Utility-Scale Solar Clipping Loss Budgeter
Quickly assess inverter clipping by pairing DC buildout, inverter AC limits, peak sun hours, and irradiance shape so you can size oversupply against an acceptable loss budget.
This is a planning approximation. Validate losses with detailed energy models, site-specific weather files, and inverter datasheets before finalizing EPC contracts.
Examples
- 220 MWdc, 180 MWac, 2,000 sun hours, 0.78 shape ⇒ Clipping 1.93% (8,474.07 MWh lost), 431,525.93 MWh delivered, keep DC/AC ≤ 1.23 for 2.00% loss target.
- 140 MWdc, 120 MWac, 1,850 sun hours, 0.65 shape ⇒ Clipping 0.90% (2,338.19 MWh lost), 256,661.81 MWh delivered, keep DC/AC ≤ 1.25 for 2.00% loss target.
FAQ
Can I model multiple inverter blocks?
Yes. Run the calculator for each block with its own DC/AC ratio, then average the MWh losses based on block capacity.
How do energy storage add-ons change clipping?
DC-coupled storage can recapture clipped energy. Reduce the shape factor or loss target to mirror expected battery absorption before rerunning the numbers.
Does temperature derate affect this estimate?

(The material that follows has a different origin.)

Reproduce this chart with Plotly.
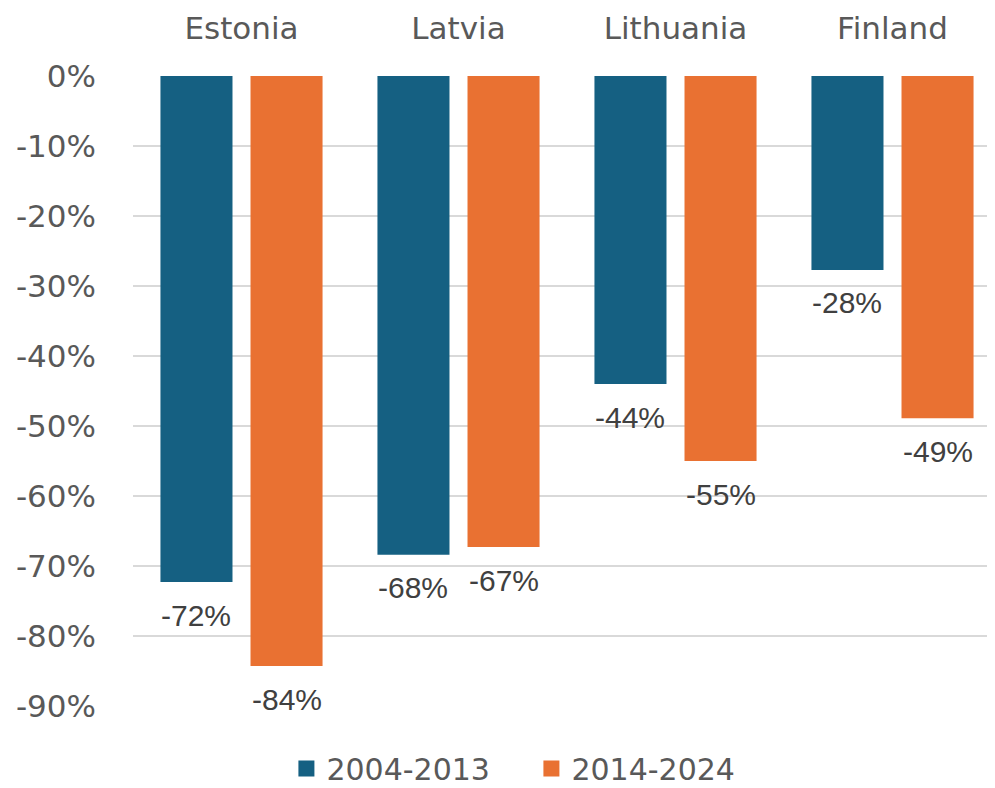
import plotly.graph_objects as go

countries = ["Estonia", "Latvia", "Lithuania", "Finland"]
series_names = ["2004-2013", "2014-2024"]
values_2004_2013 = [-72.3, -68.4, -44.0, -27.7]
values_2014_2024 = [-84.3, -67.3, -55.0, -48.9]
y_ticks = [0, -10, -20, -30, -40, -50, -60, -70, -80, -90]
y_tick_labels = [f"{v}%" for v in y_ticks]

colors = ["#156082", "#E97132"]
axis_text = "#595959"
label_text = "#404040"
bargap = 0.17

fig = go.Figure()
for name, vals, col in zip(series_names, [values_2004_2013, values_2014_2024], colors):
    fig.add_trace(go.Bar(x=countries, y=vals, name=name, showlegend=False,
                         marker=dict(color=col, line=dict(width=0))))
# legend entries with larger square swatches
for name, col in zip(series_names, colors):
    fig.add_trace(go.Scatter(x=[None], y=[None], mode="markers", name=name,
                             marker=dict(symbol="square", size=21, color=col)))

# data labels below bar ends
slot = (1 - bargap) / 2
for k, vals in enumerate([values_2004_2013, values_2014_2024]):
    off = (k - 0.5) * slot
    for i, v in enumerate(vals):
        fig.add_annotation(x=i + off, y=v, xref="x", yref="y", text=f"{round(v)}%",
                           showarrow=False, yshift=-33, yanchor="middle",
                           font=dict(family="Liberation Sans, Arial", size=30, color=label_text))

fig.update_layout(
    width=995, height=788,
    paper_bgcolor="white", plot_bgcolor="white",
    barmode="group", bargap=bargap, bargroupgap=0.2,
    margin=dict(l=125, r=2, t=68, b=90, autoexpand=False),
    font=dict(family="DejaVu Sans", size=31, color=axis_text),
    showlegend=True,
    legend=dict(orientation="h", x=0.459, xanchor="center", y=-0.058, yanchor="top",
                font=dict(size=30, color=axis_text), itemwidth=30, entrywidth=200,
                traceorder="normal"),
    xaxis=dict(side="top", type="category", range=[-0.5, 3.5], showgrid=False, showline=False,
               automargin=False, ticks="", ticklabelstandoff=30,
               tickfont=dict(size=31, color=axis_text)),
    yaxis=dict(range=[-90, 0], tickvals=y_ticks, ticktext=y_tick_labels, showgrid=True,
               gridcolor="#D9D9D9", gridwidth=2, zeroline=False, showline=False,
               automargin=False, ticks="", ticklabelstandoff=36,
               tickfont=dict(size=31, color=axis_text)),
)

fig.write_html("out.html")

You can lower the DC capacity input to reflect temperature-corrected output if your modules rarely hit nameplate at high heat.
What if my loss tolerance is tighter than 2%?
Adjust the loss target input downward—the recommended ratio output will shrink accordingly, showing how much oversizing headroom you can afford.
Additional Information
- Shape factor summarizes how peaky the irradiance profile is—tracking systems have higher factors than fixed-tilt arrays; use plant simulation exports for accuracy.
- Clipping fraction uses a simplified quadratic fit. Compare against PVsyst or Helioscope runs before finalizing procurement decisions.
- Peak sun hours should reflect net plane-of-array hours after soiling and availability adjustments to avoid overstating production.
- Loss targets help size DC oversupply relative to interconnection constraints or storage add-on plans.